> **WHAT NEEDS TO BE DONE**: Leave the pictures out. Return all other data exactly.

> **DATA LINES**:
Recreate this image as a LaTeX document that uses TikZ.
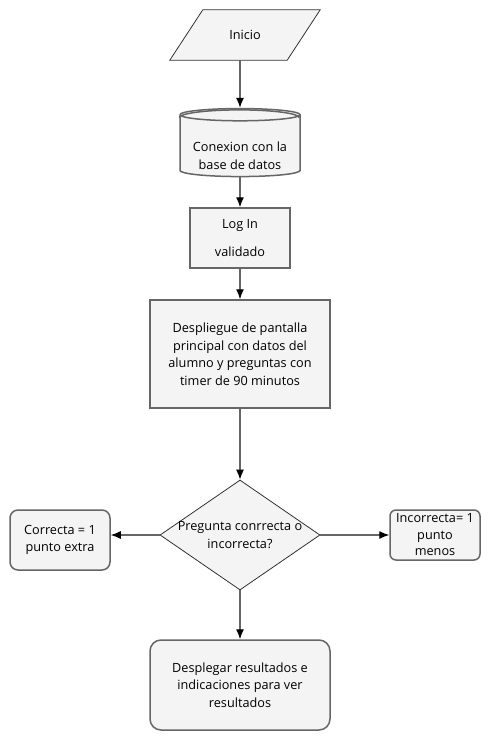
\documentclass[tikz,border=0pt]{standalone}
\usepackage{fontspec}
\setmainfont{Open Sans}
\usetikzlibrary{shapes.geometric,arrows.meta,backgrounds}
\definecolor{cajafondo}{HTML}{F4F4F4}
\definecolor{cajaborde}{HTML}{666666}
\definecolor{rombo}{HTML}{333333}

\begin{document}
\begin{tikzpicture}[x=1pt,y=-1pt,
  texto/.style={align=center,font=\fontsize{12.7}{17.5}\selectfont,inner sep=0pt},
  caja/.style={texto,draw=cajaborde,line width=1.5pt,fill=cajafondo},
  redonda/.style={caja,rounded corners=8pt},
  flecha/.style={draw=cajaborde,line width=1.2pt,-{Latex[black,length=10pt,width=8pt]}}]
  \useasboundingbox (0,0) rectangle (490,744);
  % nodos
  \node[texto,minimum width=117pt,minimum height=50pt] (inicio) at (245,35) {Inicio};
  \begin{scope}[on background layer]
    \draw[rombo,line width=0.8pt,fill=cajafondo] ([xshift=16.5pt]inicio.north west)
      -- ([xshift=16.5pt]inicio.north east) -- ([xshift=-16.5pt]inicio.south east)
      -- ([xshift=-16.5pt]inicio.south west) -- cycle;
  \end{scope}
  \node[caja,cylinder,shape border rotate=90,aspect=0.13,minimum width=120pt,minimum height=68pt]
    (bd) at (240,146)
    {\raisebox{-14pt}[0pt][0pt]{\begin{tabular}{@{}c@{}}Conexion con la\\base de datos\end{tabular}}};
  \node[caja,font=\fontsize{12.7}{28}\selectfont,minimum width=100pt,minimum height=60pt]
    (login) at (240,238) {Log In\\validado};
  \node[caja,minimum width=180pt,minimum height=108pt] (despliegue) at (240,354)
    {Despliegue de pantalla\\principal con datos del\\alumno y preguntas con\\timer de 90 minutos};
  \node[texto,draw=rombo,line width=0.8pt,fill=cajafondo,diamond,aspect=1.4545,inner sep=-5pt,
    minimum width=160pt,minimum height=110pt] (pregunta) at (240,535)
    {Pregunta conrrecta o\\incorrecta?};
  \node[redonda,minimum width=100pt,minimum height=60pt] (correcta) at (60,540)
    {Correcta = 1\\punto extra};
  \node[redonda,rounded corners=6pt,minimum width=90pt,minimum height=50pt,
    font=\fontsize{12.7}{16.5}\selectfont] (incorrecta) at (435,535)
    {Incorrecta= 1\\punto\\menos};
  \node[redonda,rounded corners=11pt,minimum width=180pt,minimum height=90pt] (resultados)
    at (240,685) {Desplegar resultados e\\indicaciones para ver\\resultados};
  % linea doble de la base de datos
  \draw[cajaborde,line width=1.5pt] ([yshift=-3pt]bd.before top) arc[start angle=180,end angle=0,
    x radius=60pt,y radius=7.8pt];
  % conectores
  \draw[flecha] (inicio.south -| bd.north) -- (bd.north);
  \draw[flecha] (bd.south) -- (login.north);
  \draw[flecha] (login.south) -- (despliegue.north);
  \draw[flecha] (despliegue.south) -- (pregunta.north);
  \draw[flecha] (pregunta.west) -- (pregunta.west -| correcta.east);
  \draw[flecha] (pregunta.east) -- (incorrecta.west);
  \draw[flecha] (pregunta.south) -- (resultados.north);
\end{tikzpicture}
\end{document}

> **EXERCISE SOLUTION**:
Recreate this image as a LaTeX document that uses TikZ.
\documentclass[tikz,border=0pt]{standalone}
\usepackage{fontspec}
\setmainfont{Open Sans}
\usetikzlibrary{shapes.geometric,arrows.meta,backgrounds}
\definecolor{cajafondo}{HTML}{F4F4F4}
\definecolor{cajaborde}{HTML}{666666}
\definecolor{rombo}{HTML}{333333}

\begin{document}
\begin{tikzpicture}[x=1pt,y=-1pt,
  texto/.style={align=center,font=\fontsize{12.7}{17.5}\selectfont,inner sep=0pt},
  caja/.style={texto,draw=cajaborde,line width=1.5pt,fill=cajafondo},
  redonda/.style={caja,rounded corners=8pt},
  flecha/.style={draw=cajaborde,line width=1.2pt,-{Latex[black,length=10pt,width=8pt]}}]
  \useasboundingbox (0,0) rectangle (490,744);
  % nodos
  \node[texto,minimum width=117pt,minimum height=50pt] (inicio) at (245,35) {Inicio};
  \begin{scope}[on background layer]
    \draw[rombo,line width=0.8pt,fill=cajafondo] ([xshift=16.5pt]inicio.north west)
      -- ([xshift=16.5pt]inicio.north east) -- ([xshift=-16.5pt]inicio.south east)
      -- ([xshift=-16.5pt]inicio.south west) -- cycle;
  \end{scope}
  \node[caja,cylinder,shape border rotate=90,aspect=0.13,minimum width=120pt,minimum height=68pt]
    (bd) at (240,146)
    {\raisebox{-14pt}[0pt][0pt]{\begin{tabular}{@{}c@{}}Conexion con la\\base de datos\end{tabular}}};
  \node[caja,font=\fontsize{12.7}{28}\selectfont,minimum width=100pt,minimum height=60pt]
    (login) at (240,238) {Log In\\validado};
  \node[caja,minimum width=180pt,minimum height=108pt] (despliegue) at (240,354)
    {Despliegue de pantalla\\principal con datos del\\alumno y preguntas con\\timer de 90 minutos};
  \node[texto,draw=rombo,line width=0.8pt,fill=cajafondo,diamond,aspect=1.4545,inner sep=-5pt,
    minimum width=160pt,minimum height=110pt] (pregunta) at (240,535)
    {Pregunta conrrecta o\\incorrecta?};
  \node[redonda,minimum width=100pt,minimum height=60pt] (correcta) at (60,540)
    {Correcta = 1\\punto extra};
  \node[redonda,rounded corners=6pt,minimum width=90pt,minimum height=50pt,
    font=\fontsize{12.7}{16.5}\selectfont] (incorrecta) at (435,535)
    {Incorrecta= 1\\punto\\menos};
  \node[redonda,rounded corners=11pt,minimum width=180pt,minimum height=90pt] (resultados)
    at (240,685) {Desplegar resultados e\\indicaciones para ver\\resultados};
  % linea doble de la base de datos
  \draw[cajaborde,line width=1.5pt] ([yshift=-3pt]bd.before top) arc[start angle=180,end angle=0,
    x radius=60pt,y radius=7.8pt];
  % conectores
  \draw[flecha] (inicio.south -| bd.north) -- (bd.north);
  \draw[flecha] (bd.south) -- (login.north);
  \draw[flecha] (login.south) -- (despliegue.north);
  \draw[flecha] (despliegue.south) -- (pregunta.north);
  \draw[flecha] (pregunta.west) -- (pregunta.west -| correcta.east);
  \draw[flecha] (pregunta.east) -- (incorrecta.west);
  \draw[flecha] (pregunta.south) -- (resultados.north);
\end{tikzpicture}
\end{document}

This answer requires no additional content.